Le pressioni esercitate da altri governi i cui cittadini sono stati vittime della tratta hanno portato ad azioni tardive. Nel caso dell’operazione di cyber-truffa filippina, sono state le suppliche dell’ambasciatore indonesiano a portare all’azione, come è accaduto per altre operazioni di salvataggio. Le organizzazioni non governative che si occupano di smascherare le operazioni di cyber-truffa hanno incrementato la loro attività e salvato i partecipanti non consenzienti. È in parte grazie al loro lavoro che sono venute alla luce le dimensioni di questa industria perniciosa. Le stime sul numero di vittime del traffico sono generalmente dell’ordine delle decine di migliaia. L’Humanity Research Consultancy ha calcolato una cifra di circa 25.000 persone, anche se altri sostengono che il numero potrebbe raggiungere le 100.000 unità.
Un nuovo approccio
I leader dell’ASEAN si sono resi conto che la regione sta diventando un centro di truffe informatiche che colpiscono persone in tutto il mondo, compreso un numero crescente di cittadini dei loro Paesi. Ecco le motivazioni per cui si è arrivati all’accordo su un approccio regionale per affrontare il duplice problema della tratta di esseri umani e della criminalità informatica. Le forze dell’ordine internazionali hanno sostenuto questa strategia coordinata, ma ci sono notevoli problemi di attuazione.
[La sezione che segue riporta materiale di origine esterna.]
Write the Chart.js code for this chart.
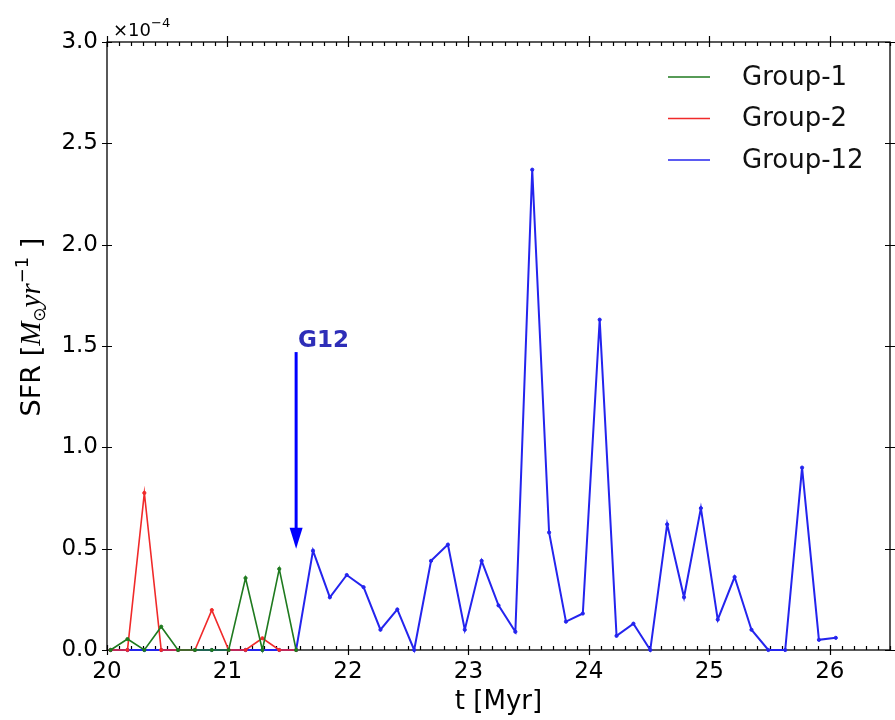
<!DOCTYPE html>
<html>
<head>
<meta charset="utf-8">
<script src="https://cdn.jsdelivr.net/npm/chart.js@4.4.0/dist/chart.umd.min.js"></script>
<style>
  html, body { margin: 0; padding: 0; background: #fff; }
  #wrap { width: 895px; height: 720px; }
</style>
</head>
<body>
<div id="wrap"><canvas id="sfr" width="895" height="720"></canvas></div>
<script>
// Time bins in Myr. Group-1 and Group-2 only cover the first 12 bins.
const timeMyr = [
  20.03, 20.17, 20.31, 20.45, 20.59, 20.73, 20.87, 21.01, 21.15, 21.29, 21.43, 21.57,
  21.71, 21.85, 21.99, 22.13, 22.27, 22.41, 22.55, 22.69, 22.83, 22.97, 23.11, 23.25,
  23.39, 23.53, 23.67, 23.81, 23.95, 24.09, 24.23, 24.37, 24.51, 24.65, 24.79, 24.93,
  25.07, 25.21, 25.35, 25.49, 25.63, 25.77, 25.91, 26.05
]

// SFR in units of 1e-4 Msun/yr
const sfrGroup1 = [0, 0.054, 0, 0.115, 0, 0, 0, 0, 0.355, 0, 0.40, 0]
const sfrGroup2 = [0, 0, 0.775, 0, 0, 0, 0.197, 0, 0, 0.058, 0, 0]
const sfrGroup12 = [
  0, 0, 0, 0, 0, 0, 0, 0, 0, 0, 0, 0,
  0.49, 0.26, 0.37, 0.31, 0.10, 0.20, 0.0, 0.44, 0.52, 0.10, 0.44, 0.22,
  0.09, 2.37, 0.58, 0.14, 0.18, 1.63, 0.07, 0.13, 0.0, 0.62, 0.26, 0.70,
  0.15, 0.36, 0.10, 0.0, 0.0, 0.90, 0.05, 0.06
]

const groupNames = ['Group-1', 'Group-2', 'Group-12']
const xTicks = [20, 21, 22, 23, 24, 25, 26]
const yTicks = [0, 0.5, 1.0, 1.5, 2.0, 2.5, 3.0]

// G12 onset marker (arrow + label)
const g12Arrow = { t: 21.57, from: 1.47, to: 0.5, text: 'G12' }

const COLORS = ['#1f7a1f', '#f02a2a', '#2424ee']
const SANS = '"DejaVu Sans", sans-serif'

const toPoints = (vals) => vals.map((v, i) => ({ x: timeMyr[i], y: v }))

function lineDataset(label, vals, color, width) {
  return {
    label: label,
    data: toPoints(vals),
    borderColor: color,
    backgroundColor: color,
    borderWidth: width,
    pointRadius: 1.6,
    pointBorderWidth: 1,
    pointBorderColor: color,
    pointBackgroundColor: color,
    tension: 0,
    fill: false,
    clip: 6
  }
}

// Box frame with matplotlib-style ticks on all four sides (drawn under the lines)
const frameTicks = {
  id: 'frameTicks',
  beforeDatasetsDraw(chart) {
    const { ctx, chartArea: a, scales } = chart
    const sx = scales.x, sy = scales.y
    ctx.save()
    ctx.strokeStyle = '#000'
    ctx.lineWidth = 1.3
    ctx.strokeRect(a.left, a.top, a.right - a.left, a.bottom - a.top)

    ctx.lineWidth = 1.2
    ctx.beginPath()
    // x minor ticks every 0.1
    for (let k = 0; k <= 65; k++) {
      if (k % 10 === 0) continue
      const px = Math.round(sx.getPixelForValue(20 + k / 10)) + 0.5
      ctx.moveTo(px, a.bottom); ctx.lineTo(px, a.bottom - 4)
      ctx.moveTo(px, a.top); ctx.lineTo(px, a.top + 4)
    }
    // x major ticks
    xTicks.forEach(v => {
      const px = Math.round(sx.getPixelForValue(v)) + 0.5
      ctx.moveTo(px, a.bottom + 5); ctx.lineTo(px, a.bottom - 5)
      ctx.moveTo(px, a.top - 6); ctx.lineTo(px, a.top + 5)
    })
    // y major ticks
    yTicks.forEach(v => {
      const py = Math.round(sy.getPixelForValue(v)) + 0.5
      ctx.moveTo(a.left - 5, py); ctx.lineTo(a.left + 5, py)
      ctx.moveTo(a.right + 5, py); ctx.lineTo(a.right - 5, py)
    })
    ctx.stroke()

    // offset text above the y axis
    ctx.fillStyle = '#000'
    ctx.textBaseline = 'alphabetic'
    ctx.textAlign = 'left'
    ctx.font = '18px ' + SANS
    ctx.fillText('\u00d710', a.left + 6, 36)
    const w = ctx.measureText('\u00d710').width
    ctx.font = '13px ' + SANS
    ctx.fillText('\u22124', a.left + 6 + w, 27)

    // y axis title: SFR [M_sun yr^-1]
    const parts = [
      { t: 'SFR [', f: '27px ' + SANS, dy: 0 },
      { t: 'M', f: 'italic 29px "Liberation Serif", serif', dy: 0 },
      { t: '\u2299', f: '17px ' + SANS, dy: 5 },
      { t: 'yr', f: 'italic 29px "Liberation Serif", serif', dy: 0 },
      { t: '\u22121', f: '18px ' + SANS, dy: -12 },
      { t: ' ]', f: '27px ' + SANS, dy: 0 }
    ]
    let total = 0
    parts.forEach(p => { ctx.font = p.f; p.w = ctx.measureText(p.t).width; total += p.w })
    ctx.translate(30, 327)
    ctx.rotate(-Math.PI / 2)
    let x = -total / 2
    parts.forEach(p => {
      ctx.font = p.f
      ctx.fillText(p.t, x, 10 + p.dy)
      x += p.w
    })
    ctx.restore()
  }
}

// Legend (no frame) and the G12 arrow annotation
const overlay = {
  id: 'overlay',
  afterDatasetsDraw(chart) {
    const { ctx, scales } = chart
    ctx.save()
    chart.data.datasets.forEach((ds, i) => {
      const y = 77 + i * 41.5
      ctx.strokeStyle = ds.borderColor
      ctx.lineWidth = 1.5
      ctx.beginPath()
      ctx.moveTo(668, y); ctx.lineTo(710, y)
      ctx.stroke()
      ctx.fillStyle = '#111'
      ctx.font = '26px ' + SANS
      ctx.textBaseline = 'middle'
      ctx.fillText(ds.label, 742, y + 1)
    })

    const ax = scales.x.getPixelForValue(g12Arrow.t)
    const yTop = scales.y.getPixelForValue(g12Arrow.from)
    const yTip = scales.y.getPixelForValue(g12Arrow.to)
    ctx.strokeStyle = '#0000ff'
    ctx.fillStyle = '#0000ff'
    ctx.lineWidth = 3
    ctx.beginPath()
    ctx.moveTo(ax, yTop); ctx.lineTo(ax, yTip - 18)
    ctx.stroke()
    ctx.beginPath()
    ctx.moveTo(ax - 6.5, yTip - 21)
    ctx.lineTo(ax + 6.5, yTip - 21)
    ctx.lineTo(ax, yTip)
    ctx.closePath()
    ctx.fill()

    ctx.fillStyle = '#2e2eb8'
    ctx.font = 'bold 23px ' + SANS
    ctx.textBaseline = 'alphabetic'
    ctx.fillText(g12Arrow.text, ax + 2, scales.y.getPixelForValue(1.5) + 1)
    ctx.restore()
  }
}

new Chart(document.getElementById('sfr'), {
  type: 'line',
  data: {
    datasets: [
      lineDataset(groupNames[0], sfrGroup1, COLORS[0], 1.6),
      lineDataset(groupNames[1], sfrGroup2, COLORS[1], 1.6),
      lineDataset(groupNames[2], sfrGroup12, COLORS[2], 2)
    ]
  },
  options: {
    responsive: false,
    animation: false,
    devicePixelRatio: 1,
    layout: { padding: { top: 42, right: 2, left: 0, bottom: 0 } },
    plugins: {
      legend: { display: false },
      tooltip: { enabled: false }
    },
    scales: {
      x: {
        type: 'linear',
        min: 20,
        max: 26.5,
        afterBuildTicks: s => { s.ticks = xTicks.map(v => ({ value: v })) },
        afterFit: s => { s.height = 70 },
        grid: { display: false, drawTicks: false },
        border: { display: false },
        ticks: {
          color: '#000',
          font: { family: SANS, size: 23 },
          padding: 8,
          maxRotation: 0,
          callback: v => String(v)
        },
        title: {
          display: true,
          text: 't [Myr]',
          color: '#000',
          font: { family: SANS, size: 26 },
          padding: { top: 0, bottom: 2 }
        }
      },
      y: {
        type: 'linear',
        min: 0,
        max: 3,
        afterBuildTicks: s => { s.ticks = yTicks.map(v => ({ value: v })) },
        afterFit: s => { s.width = 107 },
        grid: { display: false, drawTicks: false },
        border: { display: false },
        ticks: {
          color: '#000',
          font: { family: SANS, size: 23 },
          padding: 9,
          callback: v => v.toFixed(1)
        }
      }
    }
  },
  plugins: [frameTicks, overlay]
})
</script>
</body>
</html>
La cooperazione tra le forze dell’ordine degli Stati membri dell’ASEAN si è rivelata, fino a questo momento, elusiva ed è ostacolata dalla mancanza di una legislazione, di protocolli e di accordi di estradizione standardizzati. Tuttavia, la dichiarazione dei leader dell’ASEAN sottolinea la gravità della criminalità informatica nella regione e il fatto che sia diventata un’industria da miliardi di dollari che crea scompiglio nelle vittime, sia in quelle che compiono le truffe sia in quelle che subiscono perdite finanziarie. Inoltre, provoca danni alla reputazione di alcuni Paesi del Sud-Est asiatico e alla loro percezione di idoneità agli investimenti legittimi.